Salvini’s League party has long criticised Bologna’s ‘Città 30’ plan, claiming it would make life harder for residents as well as people working in the city and would create “more traffic and fines”.

OPINION: Italians and their cars are inseparable – will this ever change?

Bologna’s speed limit has sparked a heated debate across Italy, despite the increasingly widespread adoption of such measures in many other cities in Europe and worldwide in recent years.

While Bologna is the biggest Italian city to bring in the measure, it’s not the first – and many more local authorities, including in Rome, are now looking to follow their example in the next few years.

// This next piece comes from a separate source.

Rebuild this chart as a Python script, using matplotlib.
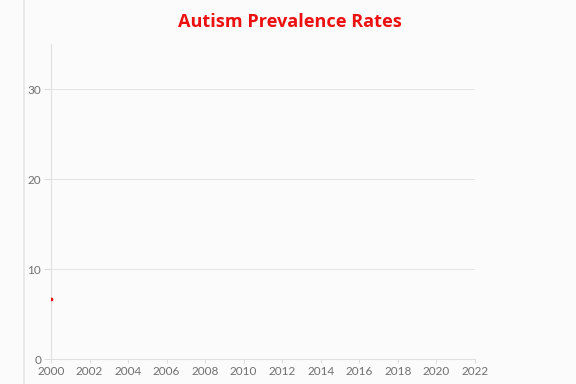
import matplotlib.pyplot as plt
from matplotlib.lines import Line2D

# data (only the first frame is shown)
years = [2000]
rates = [6.7]

x_ticks = list(range(2000, 2023, 2))
y_ticks = [0, 10, 20, 30]

plt.rcParams['font.family'] = ['Lato', 'DejaVu Sans']

fig = plt.figure(figsize=(5.76, 3.84), dpi=100, facecolor='#fbfbfb')
ax = fig.add_axes([0.0885, 0.065, 0.736, 0.82])
ax.set_facecolor('#fbfbfb')

ax.scatter(years, rates, s=3, color='#ee1010', zorder=3)

ax.set_xlim(2000, 2022)
ax.set_ylim(0, 35)
ax.set_xticks(x_ticks)
ax.set_yticks(y_ticks)
ax.tick_params(colors='#d8d8d8', labelcolor='#707070', labelsize=8.5, length=3, width=0.6, pad=2)
ax.tick_params(axis='y', length=5)

ax.grid(axis='y', color='#e4e4e4', lw=0.7)
ax.set_axisbelow(True)
for s in ['top', 'right']:
    ax.spines[s].set_visible(False)
for s in ['left', 'bottom']:
    ax.spines[s].set_color('#e0e0e0')
    ax.spines[s].set_linewidth(0.8)

fig.text(0.503, 0.93, 'Autism Prevalence Rates', ha='center', va='baseline',
         color='#ee1010', fontsize=13.1, fontweight='bold', family=['Open Sans', 'DejaVu Sans'])

# faint border line at the left of the picture
fig.add_artist(Line2D([0.042, 0.042], [0, 1], color='#e6e6e6', lw=1.2, transform=fig.transFigure))

fig.savefig('out.png', dpi=100, facecolor=fig.get_facecolor())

Some 60 smaller cities and towns in Italy have adopted the measure so far, according to Sky TG24, though there is no complete list.

This compares to around 200 French towns and cities to adopt the rule, while in Spain the same limit has applied to 70 percent of all the country’s roads since since May 2021 under nationwide rules, reports LA7.

The first Italian town to experiment with a 30 km/h speed limit was Cesena, south of Bologna, which introduced it in 1998. Since then, the local authority has found that serious accidents have halved, while the number of non-serious ones has remained unchanged.

Olbia, in Sardinia, also famously introduced the speed limit in 2021.

The city of Parma is planning to bring in the same rules from 2024, while the Tuscan capital of Florence approved five 30km/h zones in the city centre earlier this month.

Turin is set to bring in its first 30km/h limits this year as part of its broader plan to improve transport infrastructure, aimed at reducing smog and increasing livability.

READ ALSO: Why electric cars aren’t more popular in Italy

Meanwhile, the mayor of Rome, Roberto Gualtieri, has promised to introduce the limit on 70 percent of the capital’s roads by the end of his mandate, which expires in 2026.

In Milan, while the city council has voted in favour of lower speed limits and other traffic limitations on central roads, it’s not clear when these could come into force.

Milan mayor Beppe Sala this week said a 30 km/h limit would be “impossible” to implement in the Lombardy capital.

And it’s notable that almost all of the cities looking at slowing down traffic are in the north or centre-north of Italy.

There has been little interest reported in the measures further south, where statistics have shown there are a higher number of serious road accidents – though the total number of accidents is in fact higher in the north.

According to the World Health Organisation the risk of death to a pedestrian hit by a car driven at 50 km/h is 80 percent. The risk drops to 10 percent at 30 km/h.

The speed limit on roads in Italian towns and cities is generally 50, and on the autostrade (motorways) it’s up to 130.

Many Italian residents are heavily dependent on cars as their primary mode of transport: Italy has the second-highest rate of car ownership in Europe, with 670 vehicles per 1,000 residents, second only to Luxembourg with 682, according to statistics agency Eurostat.